The Steps of Non-Violence
In A Letter from a Birmingham Jail, April, 1963
In any nonviolent campaign there are four basic steps:
    1) Collection of the facts to determine whether injustices are alive.
    2) Negotiation.
    3) Self-purification and
    4) Direct action.
.... I gradually gained a bit of satisfaction from being considered an extremist.
    Was not Jesus an extremist for love -- "Love your enemies, bless them that curse you, pray for them that despitefully use you."
    Was not Amos an extremist for justice -- "Let justice roll down like waters and righteousness like a mighty stream."

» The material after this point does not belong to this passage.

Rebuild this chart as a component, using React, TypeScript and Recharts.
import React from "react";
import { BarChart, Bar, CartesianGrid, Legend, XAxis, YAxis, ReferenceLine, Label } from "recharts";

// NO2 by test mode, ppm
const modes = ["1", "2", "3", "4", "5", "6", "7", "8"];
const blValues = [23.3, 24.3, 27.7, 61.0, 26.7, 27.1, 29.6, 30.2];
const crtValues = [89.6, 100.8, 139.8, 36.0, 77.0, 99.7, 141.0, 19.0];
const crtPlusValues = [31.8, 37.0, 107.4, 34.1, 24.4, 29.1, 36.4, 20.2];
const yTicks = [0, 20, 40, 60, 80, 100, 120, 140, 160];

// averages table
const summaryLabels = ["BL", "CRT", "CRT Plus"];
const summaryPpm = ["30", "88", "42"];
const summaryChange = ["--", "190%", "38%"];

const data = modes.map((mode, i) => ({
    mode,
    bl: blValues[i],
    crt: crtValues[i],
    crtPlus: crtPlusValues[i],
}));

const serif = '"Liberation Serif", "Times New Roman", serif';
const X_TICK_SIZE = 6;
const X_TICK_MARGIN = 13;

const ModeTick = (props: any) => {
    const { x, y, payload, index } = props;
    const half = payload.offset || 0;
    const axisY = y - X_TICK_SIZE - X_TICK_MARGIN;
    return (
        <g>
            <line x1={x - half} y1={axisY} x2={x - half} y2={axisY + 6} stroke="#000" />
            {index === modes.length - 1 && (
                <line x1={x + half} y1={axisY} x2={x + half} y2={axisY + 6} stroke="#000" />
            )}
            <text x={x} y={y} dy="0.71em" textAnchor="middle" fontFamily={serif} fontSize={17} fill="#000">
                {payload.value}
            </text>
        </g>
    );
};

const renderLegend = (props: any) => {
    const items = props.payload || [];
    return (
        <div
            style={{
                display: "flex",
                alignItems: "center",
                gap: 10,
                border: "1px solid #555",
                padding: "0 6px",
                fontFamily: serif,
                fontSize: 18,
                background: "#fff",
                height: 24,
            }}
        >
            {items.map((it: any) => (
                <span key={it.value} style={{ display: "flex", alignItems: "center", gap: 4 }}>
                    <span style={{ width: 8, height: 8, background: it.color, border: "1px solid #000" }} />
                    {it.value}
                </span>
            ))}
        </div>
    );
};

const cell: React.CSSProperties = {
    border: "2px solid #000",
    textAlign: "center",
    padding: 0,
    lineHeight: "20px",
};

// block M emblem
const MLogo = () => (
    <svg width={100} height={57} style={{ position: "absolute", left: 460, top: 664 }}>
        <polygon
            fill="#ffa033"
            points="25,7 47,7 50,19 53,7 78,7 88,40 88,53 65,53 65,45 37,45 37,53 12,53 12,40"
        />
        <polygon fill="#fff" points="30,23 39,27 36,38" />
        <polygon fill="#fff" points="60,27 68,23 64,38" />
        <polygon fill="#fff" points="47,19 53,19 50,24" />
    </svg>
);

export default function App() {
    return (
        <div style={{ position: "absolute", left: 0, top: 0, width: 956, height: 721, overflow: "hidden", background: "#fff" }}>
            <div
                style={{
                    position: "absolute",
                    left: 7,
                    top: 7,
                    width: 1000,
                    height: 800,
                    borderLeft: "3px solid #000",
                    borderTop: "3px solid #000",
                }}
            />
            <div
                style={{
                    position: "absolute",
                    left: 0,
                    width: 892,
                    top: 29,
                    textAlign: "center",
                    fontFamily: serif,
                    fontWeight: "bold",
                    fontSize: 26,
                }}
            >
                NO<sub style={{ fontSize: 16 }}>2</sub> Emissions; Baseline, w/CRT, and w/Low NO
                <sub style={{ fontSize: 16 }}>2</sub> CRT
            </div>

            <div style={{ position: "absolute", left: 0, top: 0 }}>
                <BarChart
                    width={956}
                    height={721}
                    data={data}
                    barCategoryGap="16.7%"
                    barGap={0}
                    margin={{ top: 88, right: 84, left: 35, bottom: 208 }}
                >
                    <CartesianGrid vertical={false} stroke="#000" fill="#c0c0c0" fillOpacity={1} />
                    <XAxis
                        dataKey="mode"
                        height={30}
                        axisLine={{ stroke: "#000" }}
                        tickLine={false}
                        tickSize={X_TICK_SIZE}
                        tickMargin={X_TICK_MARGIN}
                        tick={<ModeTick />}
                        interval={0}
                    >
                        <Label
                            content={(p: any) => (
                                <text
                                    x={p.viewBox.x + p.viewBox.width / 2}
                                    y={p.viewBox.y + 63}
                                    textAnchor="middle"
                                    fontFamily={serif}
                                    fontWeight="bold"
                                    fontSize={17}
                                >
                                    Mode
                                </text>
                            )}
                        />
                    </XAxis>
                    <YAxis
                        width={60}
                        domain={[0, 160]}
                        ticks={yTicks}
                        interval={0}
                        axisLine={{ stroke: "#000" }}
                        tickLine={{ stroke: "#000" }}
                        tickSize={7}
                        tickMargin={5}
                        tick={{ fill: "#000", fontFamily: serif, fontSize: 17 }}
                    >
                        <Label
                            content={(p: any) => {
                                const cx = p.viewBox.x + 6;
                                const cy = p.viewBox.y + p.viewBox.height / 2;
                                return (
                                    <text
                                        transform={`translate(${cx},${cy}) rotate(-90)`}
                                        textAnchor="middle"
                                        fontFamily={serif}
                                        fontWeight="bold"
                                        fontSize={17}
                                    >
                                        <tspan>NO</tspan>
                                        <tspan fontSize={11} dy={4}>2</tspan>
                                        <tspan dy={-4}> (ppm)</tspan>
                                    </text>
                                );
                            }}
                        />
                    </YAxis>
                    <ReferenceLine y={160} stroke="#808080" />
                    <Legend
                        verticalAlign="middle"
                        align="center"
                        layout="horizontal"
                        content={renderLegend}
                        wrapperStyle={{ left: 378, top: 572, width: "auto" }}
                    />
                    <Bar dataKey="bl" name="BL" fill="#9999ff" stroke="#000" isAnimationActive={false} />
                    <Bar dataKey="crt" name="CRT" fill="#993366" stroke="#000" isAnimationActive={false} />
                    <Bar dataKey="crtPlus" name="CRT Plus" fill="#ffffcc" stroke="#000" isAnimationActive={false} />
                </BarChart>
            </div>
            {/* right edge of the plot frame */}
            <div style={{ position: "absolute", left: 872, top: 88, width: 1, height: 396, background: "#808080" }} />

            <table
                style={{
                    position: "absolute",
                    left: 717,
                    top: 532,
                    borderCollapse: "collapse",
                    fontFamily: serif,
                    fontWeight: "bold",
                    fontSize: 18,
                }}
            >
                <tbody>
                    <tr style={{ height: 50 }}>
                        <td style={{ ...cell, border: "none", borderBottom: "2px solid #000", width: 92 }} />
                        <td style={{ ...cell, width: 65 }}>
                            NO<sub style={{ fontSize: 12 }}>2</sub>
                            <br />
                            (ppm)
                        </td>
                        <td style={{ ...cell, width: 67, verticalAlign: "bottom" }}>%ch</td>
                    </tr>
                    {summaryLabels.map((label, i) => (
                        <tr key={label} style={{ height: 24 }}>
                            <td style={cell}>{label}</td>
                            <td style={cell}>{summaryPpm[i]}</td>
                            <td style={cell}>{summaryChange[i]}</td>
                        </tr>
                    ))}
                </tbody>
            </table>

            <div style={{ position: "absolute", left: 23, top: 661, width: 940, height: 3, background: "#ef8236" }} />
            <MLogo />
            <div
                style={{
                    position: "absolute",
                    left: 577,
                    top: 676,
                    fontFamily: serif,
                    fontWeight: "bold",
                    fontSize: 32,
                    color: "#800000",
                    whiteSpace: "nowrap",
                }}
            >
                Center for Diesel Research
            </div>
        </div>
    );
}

    Was not Paul an extremist for the gospel of Jesus Christ -- "I bear in my body the marks of the Lord Jesus."
    Was not Martin Luther an extremist -- "Here I stand; I can do none other so help me God."
    Was not John Bunyan an extremist -- "I will stay in jail to the end of my days before I make a butchery of my conscience."
    Was not Abraham Lincoln an extremist -- "This nation cannot survive half slave and half free."
    Was not Thomas Jefferson an extremist -- "We hold these truths to be self-evident, that all men are created equal."
So the question is not whether we will be extremist but what kind of extremist will we be. Will we be extremists for hate or will we be extremists for love? Will we be extremists for the preservation of injustice--or will we be extremists for the cause of justice?
In that dramatic scene on Calvary's hill, three men were crucified. We must not forget that all three were crucified for the same crime--the crime of extremism. Two were extremists for immorality, and thusly fell below their environment. The other, Jesus Christ, was an extremist for love, truth and goodness, and thereby rose above his environment. So, after all, maybe the South, the nation and the world are in dire need of creative extremists.